Dennis was only one of the individuals who claimed to have seen alien bodies, of course, or at least have knowledge of them. Some accounts even tell that Chaves County Sherriff George Wilcox had learned about the crash prior to rancher Mac Brazel, who discovered the wreckage on his ranch, appearing in town and discussing it. Wilcox’s wife, Inez, later told her granddaughter Barbara Dugger that Wilcox and his deputies had been aware of the crash site location, and that bodies had been found, although she was unsure if Wilcox himself had seen the bodies.

Much like the changing stories about what, precisely, occurred at Roswell in the first place, attempting to reconcile the claims about “alien bodies” has resulted in a variety of different explanations provided by the USAF. Among these include observations of crash test dummies, an injured parachutist whose appearance might have included swelling that resembled the large eyes of purported alien occupants, and even the charred remains of the crew aboard a crashed aircraft (involving an incident which didn’t occur until the following decade). According to the USAF reports published in the 1990s, these separate events were “consolidated” by the witnesses over the years, and misremembered as all having been centered on the incident at Roswell in the summer of 1947.

Of course, each of these various narratives may individually be true. However, the notion that a combination of separate incidents like this could really have been so confusingly misremembered as being part of a single incident–and one involving something so specific as the discovery of exotic aircraft wreckage, and the remains of its occupants–seems dubious. While many accept the USAF explanations at face value (as even I at one time had been more willing to do), it would be fair to say that there are still more than a few problems with the various scenarios that they have attempted to jumble together as a solution for what many witnesses all claimed had been a single event in 1947.
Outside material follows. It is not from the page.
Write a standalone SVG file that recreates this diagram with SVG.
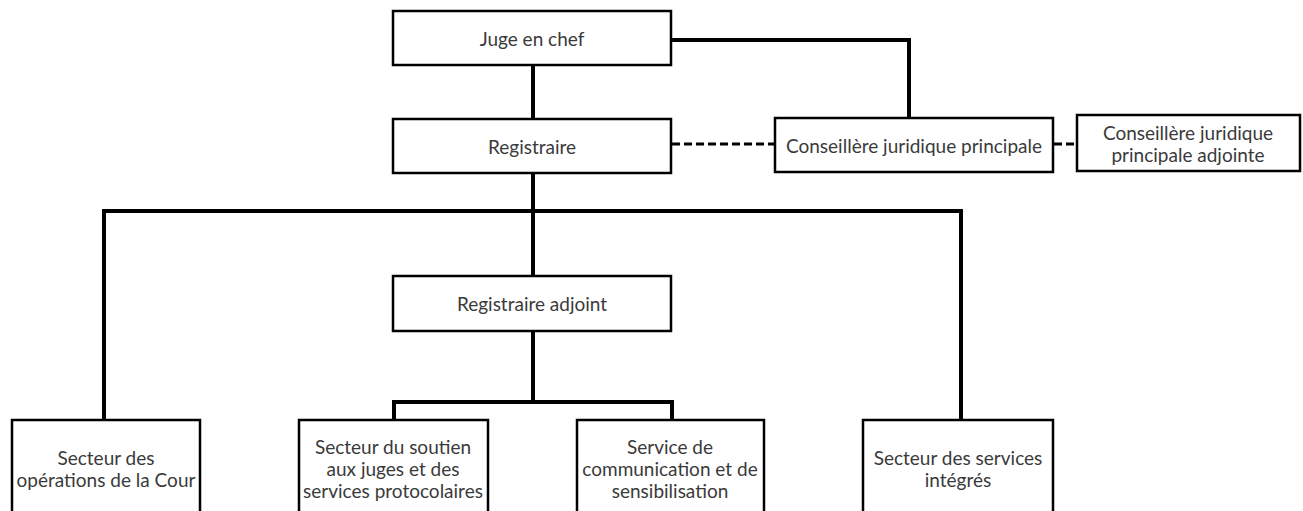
<svg xmlns="http://www.w3.org/2000/svg" width="1303" height="511" viewBox="0 0 1303 511">
<style>
.box{fill:#fff;stroke:#000;stroke-width:2.5}
.t{font-family:Lato,"Open Sans",sans-serif;font-size:19px;fill:#3a3a3a;text-anchor:middle;dominant-baseline:central}
.c{fill:none;stroke:#000;stroke-width:4;stroke-linejoin:miter;stroke-linecap:square}
.d{fill:none;stroke:#000;stroke-width:3;stroke-dasharray:8 4}
</style>
<rect width="1303" height="511" fill="#fff"/>
<g id="connectors">
<path class="c" d="M533 65V118"/>
<path class="c" d="M671 40H909V118"/>
<path class="c" d="M533 173V276"/>
<path class="c" d="M104 420V211H961V420"/>
<path class="c" d="M533 331V402"/>
<path class="c" d="M394 420V402H672V420"/>
<path class="d" d="M672 144H775"/>
<path class="d" d="M1054 144H1077"/>
</g>
<g id="juge"><rect class="box" x="393" y="11" width="278" height="54"/><text class="t" x="532" y="38">Juge en chef</text></g>
<g id="registraire"><rect class="box" x="393" y="119" width="278" height="54"/><text class="t" x="532" y="146">Registraire</text></g>
<g id="conseillere"><rect class="box" x="775" y="118" width="278" height="54"/><text class="t" x="914" y="145">Conseillère juridique principale</text></g>
<g id="conseillere-adj"><rect class="box" x="1077" y="115" width="223" height="56"/><text class="t" x="1188" y="132">Conseillère juridique</text><text class="t" x="1188" y="154">principale adjointe</text></g>
<g id="registraire-adj"><rect class="box" x="393" y="276" width="278" height="55"/><text class="t" x="532" y="303">Registraire adjoint</text></g>
<g id="operations"><rect class="box" x="12" y="420" width="188" height="110"/><text class="t" x="106" y="457">Secteur des</text><text class="t" x="106" y="479">opérations de la Cour</text></g>
<g id="soutien"><rect class="box" x="299" y="420" width="189" height="110"/><text class="t" x="393" y="446">Secteur du soutien</text><text class="t" x="393" y="468">aux juges et des</text><text class="t" x="393" y="490">services protocolaires</text></g>
<g id="communication"><rect class="box" x="577" y="420" width="187" height="110"/><text class="t" x="670" y="446">Service de</text><text class="t" x="670" y="468">communication et de</text><text class="t" x="670" y="490">sensibilisation</text></g>
<g id="integres"><rect class="box" x="863" y="420" width="190" height="110"/><text class="t" x="958" y="457">Secteur des services</text><text class="t" x="958" y="479">intégrés</text></g>
</svg>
In conclusion, while there is always the possibility that it was not what many popular books, films, and television shows have made it out to be, there does seem to be something deeper to the Roswell mystery that remains wanting of a complete, and more logically consistent resolution than what the public has already been given. Such questions have caused me to step back on several occasions, and attempt to reevaluate and make sense of both the “official” claims, as well as those who maintain the popular version of the story: that the Roswell incident involved a crashed UFO.

It does not, therefore, seem unreasonable to question whether any of the numerous explanations actually solve the mystery of what happened in the New Mexico desert back in 1947. If anything, the official narratives provided by the USAF may really only add mud to the already murky water surrounding one of the most perplexing American mysteries to have occurred since the end of the Second World War.